• [TASK STATEMENT] Copy each line exactly. Drop every picture.

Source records
....................
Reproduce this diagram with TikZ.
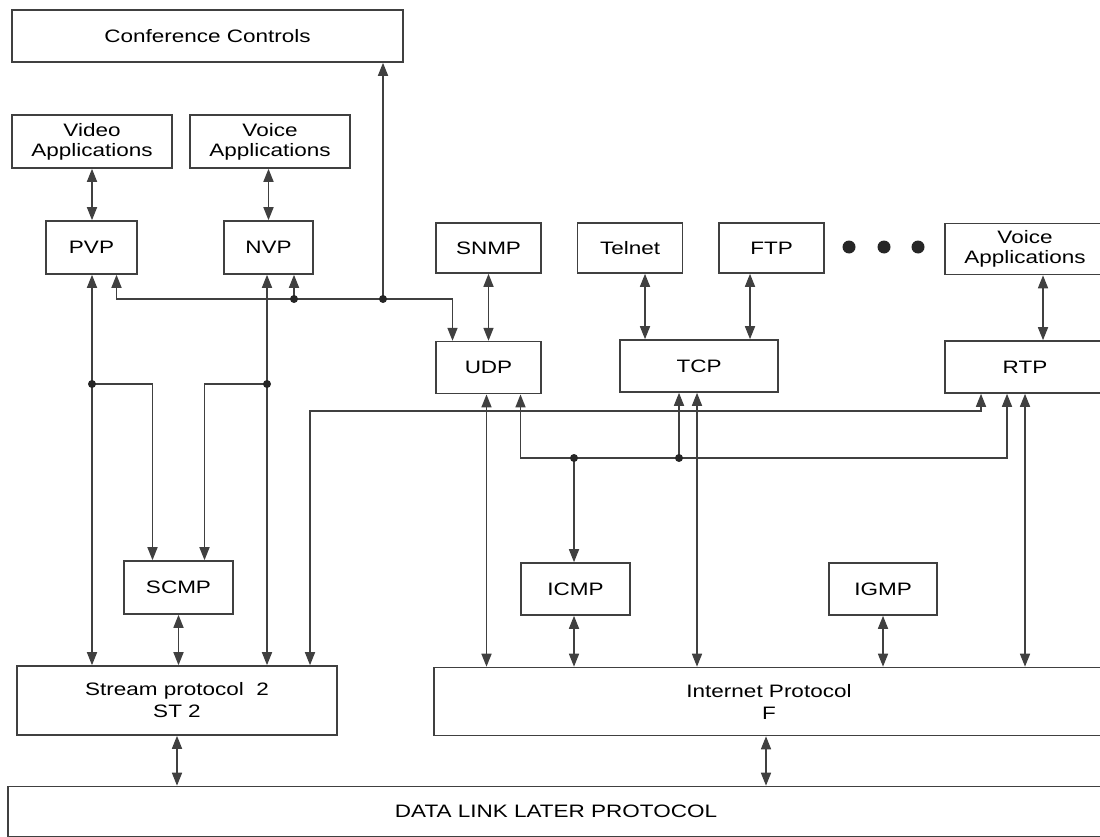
\documentclass[tikz,border=0pt]{standalone}
\usepackage{fontspec}
\setmainfont{Liberation Sans}[FakeStretch=1.25]
\usetikzlibrary{arrows.meta}
\usetikzlibrary{positioning}

\begin{document}
\begin{tikzpicture}[x=1pt,y=-1pt]

		\tikzset{line/.style={draw,line width=1.6pt,black!75}}
		\tikzset{arrow/.style={line,-{Triangle[length=13pt,width=10pt]}}}
		\tikzset{biarrow/.style={line,{Triangle[length=13pt,width=10pt]}-{Triangle[length=13pt,width=10pt]}}}
		\tikzset{box/.style={draw,black!75,line width=1.6pt,text=black,inner sep=0pt,align=center,font=\fontsize{18}{20}\selectfont}}

		\useasboundingbox (0,0) rectangle (1100,837);

		\node[box, minimum width=391, minimum height=52] (cc) at (207.5,36) {Conference Controls};
		\node[box, minimum width=160, minimum height=53] (video) at (92,141.5) {Video\\Applications};
		\node[box, minimum width=160, minimum height=53] (voice) at (270,141.5) {Voice\\Applications};
		\node[box, minimum width=91, minimum height=53] (pvp) at (91.5,247.5) {PVP};
		\node[box, minimum width=89, minimum height=53] (nvp) at (268.5,247.5) {NVP};

		\node[box, minimum width=105, minimum height=50] (snmp) at (488.5,248) {SNMP};
		\node[box, minimum width=105, minimum height=50, right=35pt of snmp] (telnet) {Telnet};
		\node[box, minimum width=105, minimum height=50, right=35pt of telnet] (ftp) {FTP};
		\node[box, minimum width=160, minimum height=51] (voice2) at (1025,249) {Voice\\Applications};

		\node[box, minimum width=105, minimum height=52, below=67pt of snmp] (udp) {UDP};
		\node[box, minimum width=158, minimum height=52] (tcp) at (699,366) {TCP};
		\node[box, minimum width=160, minimum height=52] (rtp) at (1025,367) {RTP};

		\node[box, minimum width=109, minimum height=53] (scmp) at (178.5,587.5) {SCMP};
		\node[box, minimum width=109, minimum height=52] (icmp) at (575.5,589) {ICMP};
		\node[box, minimum width=108, minimum height=52] (igmp) at (883,589) {IGMP};

		\node[box, minimum width=320, minimum height=69] (st2) at (177,700.5) {Stream protocol\ \ 2\\[2pt]ST 2};
		\node[box, minimum width=670, minimum height=68] (ip) at (769,701.5) {Internet Protocol\\[2pt]F};
		\node[box, minimum width=1096, minimum height=50] (dl) at (556,811.5) {DATA LINK LATER PROTOCOL};

		\foreach \x in {849,884,918}
			\fill[black!85] (\x,247) circle (6.5pt);

		\coordinate (pj) at (92,384);
		\coordinate (nj) at (267,384);
		\coordinate (nvj) at (294,299);
		\coordinate (ccj) at (383,299);
		\coordinate (stj) at (310,411);
		\coordinate (lj) at (574,458);
		\coordinate (tj) at (679,458);

		\path[biarrow] (video.south) -- (video.south |- pvp.north);
		\path[biarrow] (voice.south -| nvp) -- (nvp.north);

		\path[biarrow] (pvp.south -| pj) -- (st2.north -| pj);
		\path[biarrow] (nvp.south -| nj) -- (st2.north -| nj);
		\path[arrow] (pj) -| ([xshift=-26pt]scmp.north);
		\path[arrow] (nj) -| ([xshift=26pt]scmp.north);
		\path[biarrow] (scmp.south) -- (scmp.south |- st2.north);

		\path[biarrow] ([xshift=25pt]pvp.south) |- (ccj) -| ([xshift=-36pt]udp.north);
		\path[arrow] (nvj) -- (nvj |- nvp.south);
		\path[arrow] (ccj) -- (ccj |- cc.south);

		\path[biarrow] (snmp) -- (udp);
		\path[biarrow] ([xshift=-54pt]tcp.north) -- ([xshift=-54pt]tcp.north |- telnet.south);
		\path[biarrow] ([xshift=51pt]tcp.north) -- ([xshift=51pt]tcp.north |- ftp.south);
		\path[biarrow] ([xshift=18pt]rtp.north) -- ([xshift=18pt]rtp.north |- voice2.south);

		\path[biarrow] (st2.north -| stj) -- (stj) -| ([xshift=-44pt]rtp.south);
		\path[biarrow] ([xshift=32pt]udp.south) |- (lj) -- (tj) -| ([xshift=-18pt]rtp.south);
		\path[arrow] (tj) -- (tj |- tcp.south);
		\path[arrow] (lj) -- (lj |- icmp.north);

		\path[biarrow] ([xshift=-2pt]udp.south) -- ([xshift=-2pt]udp.south |- ip.north);
		\path[biarrow] ([xshift=-2pt]tcp.south) -- ([xshift=-2pt]tcp.south |- ip.north);
		\path[biarrow] (rtp.south) -- (rtp.south |- ip.north);
		\path[biarrow] (icmp.south -| lj) -- (ip.north -| lj);
		\path[biarrow] (igmp.south) -- (igmp.south |- ip.north);

		\path[biarrow] (st2.south) -- (st2.south |- dl.north);
		\path[biarrow] ([xshift=-3pt]ip.south) -- ([xshift=-3pt]ip.south |- dl.north);

		\foreach \j in {pj,nj,nvj,ccj,lj,tj}
			\fill[black!85] (\j) circle (4pt);

\end{tikzpicture}
\end{document}
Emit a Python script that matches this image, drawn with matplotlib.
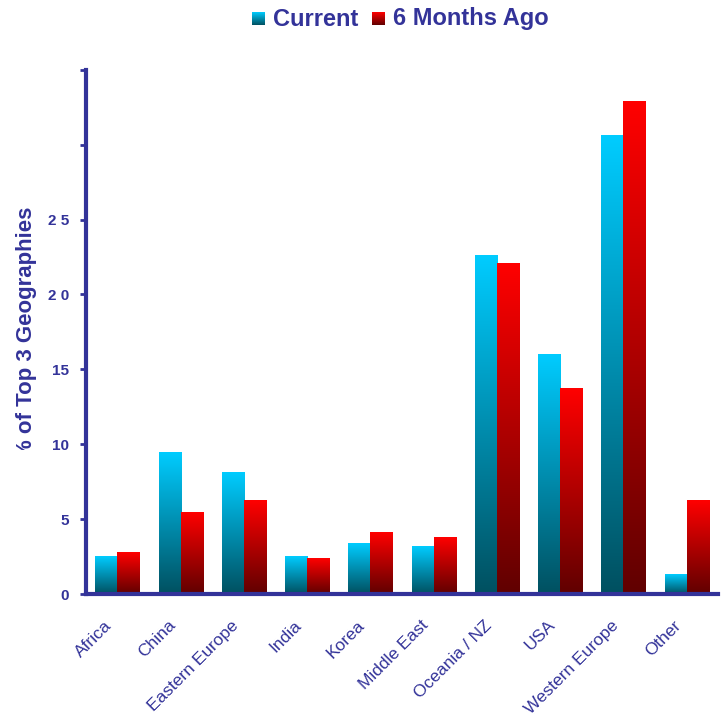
....................
• [COMPLETED TASK]
Reproduce this diagram with TikZ.
\documentclass[tikz,border=0pt]{standalone}
\usepackage{fontspec}
\setmainfont{Liberation Sans}[FakeStretch=1.25]
\usetikzlibrary{arrows.meta}
\usetikzlibrary{positioning}

\begin{document}
\begin{tikzpicture}[x=1pt,y=-1pt]

		\tikzset{line/.style={draw,line width=1.6pt,black!75}}
		\tikzset{arrow/.style={line,-{Triangle[length=13pt,width=10pt]}}}
		\tikzset{biarrow/.style={line,{Triangle[length=13pt,width=10pt]}-{Triangle[length=13pt,width=10pt]}}}
		\tikzset{box/.style={draw,black!75,line width=1.6pt,text=black,inner sep=0pt,align=center,font=\fontsize{18}{20}\selectfont}}

		\useasboundingbox (0,0) rectangle (1100,837);

		\node[box, minimum width=391, minimum height=52] (cc) at (207.5,36) {Conference Controls};
		\node[box, minimum width=160, minimum height=53] (video) at (92,141.5) {Video\\Applications};
		\node[box, minimum width=160, minimum height=53] (voice) at (270,141.5) {Voice\\Applications};
		\node[box, minimum width=91, minimum height=53] (pvp) at (91.5,247.5) {PVP};
		\node[box, minimum width=89, minimum height=53] (nvp) at (268.5,247.5) {NVP};

		\node[box, minimum width=105, minimum height=50] (snmp) at (488.5,248) {SNMP};
		\node[box, minimum width=105, minimum height=50, right=35pt of snmp] (telnet) {Telnet};
		\node[box, minimum width=105, minimum height=50, right=35pt of telnet] (ftp) {FTP};
		\node[box, minimum width=160, minimum height=51] (voice2) at (1025,249) {Voice\\Applications};

		\node[box, minimum width=105, minimum height=52, below=67pt of snmp] (udp) {UDP};
		\node[box, minimum width=158, minimum height=52] (tcp) at (699,366) {TCP};
		\node[box, minimum width=160, minimum height=52] (rtp) at (1025,367) {RTP};

		\node[box, minimum width=109, minimum height=53] (scmp) at (178.5,587.5) {SCMP};
		\node[box, minimum width=109, minimum height=52] (icmp) at (575.5,589) {ICMP};
		\node[box, minimum width=108, minimum height=52] (igmp) at (883,589) {IGMP};

		\node[box, minimum width=320, minimum height=69] (st2) at (177,700.5) {Stream protocol\ \ 2\\[2pt]ST 2};
		\node[box, minimum width=670, minimum height=68] (ip) at (769,701.5) {Internet Protocol\\[2pt]F};
		\node[box, minimum width=1096, minimum height=50] (dl) at (556,811.5) {DATA LINK LATER PROTOCOL};

		\foreach \x in {849,884,918}
			\fill[black!85] (\x,247) circle (6.5pt);

		\coordinate (pj) at (92,384);
		\coordinate (nj) at (267,384);
		\coordinate (nvj) at (294,299);
		\coordinate (ccj) at (383,299);
		\coordinate (stj) at (310,411);
		\coordinate (lj) at (574,458);
		\coordinate (tj) at (679,458);

		\path[biarrow] (video.south) -- (video.south |- pvp.north);
		\path[biarrow] (voice.south -| nvp) -- (nvp.north);

		\path[biarrow] (pvp.south -| pj) -- (st2.north -| pj);
		\path[biarrow] (nvp.south -| nj) -- (st2.north -| nj);
		\path[arrow] (pj) -| ([xshift=-26pt]scmp.north);
		\path[arrow] (nj) -| ([xshift=26pt]scmp.north);
		\path[biarrow] (scmp.south) -- (scmp.south |- st2.north);

		\path[biarrow] ([xshift=25pt]pvp.south) |- (ccj) -| ([xshift=-36pt]udp.north);
		\path[arrow] (nvj) -- (nvj |- nvp.south);
		\path[arrow] (ccj) -- (ccj |- cc.south);

		\path[biarrow] (snmp) -- (udp);
		\path[biarrow] ([xshift=-54pt]tcp.north) -- ([xshift=-54pt]tcp.north |- telnet.south);
		\path[biarrow] ([xshift=51pt]tcp.north) -- ([xshift=51pt]tcp.north |- ftp.south);
		\path[biarrow] ([xshift=18pt]rtp.north) -- ([xshift=18pt]rtp.north |- voice2.south);

		\path[biarrow] (st2.north -| stj) -- (stj) -| ([xshift=-44pt]rtp.south);
		\path[biarrow] ([xshift=32pt]udp.south) |- (lj) -- (tj) -| ([xshift=-18pt]rtp.south);
		\path[arrow] (tj) -- (tj |- tcp.south);
		\path[arrow] (lj) -- (lj |- icmp.north);

		\path[biarrow] ([xshift=-2pt]udp.south) -- ([xshift=-2pt]udp.south |- ip.north);
		\path[biarrow] ([xshift=-2pt]tcp.south) -- ([xshift=-2pt]tcp.south |- ip.north);
		\path[biarrow] (rtp.south) -- (rtp.south |- ip.north);
		\path[biarrow] (icmp.south -| lj) -- (ip.north -| lj);
		\path[biarrow] (igmp.south) -- (igmp.south |- ip.north);

		\path[biarrow] (st2.south) -- (st2.south |- dl.north);
		\path[biarrow] ([xshift=-3pt]ip.south) -- ([xshift=-3pt]ip.south |- dl.north);

		\foreach \j in {pj,nj,nvj,ccj,lj,tj}
			\fill[black!85] (\j) circle (4pt);

\end{tikzpicture}
\end{document}
Emit a Python script that matches this image, drawn with matplotlib.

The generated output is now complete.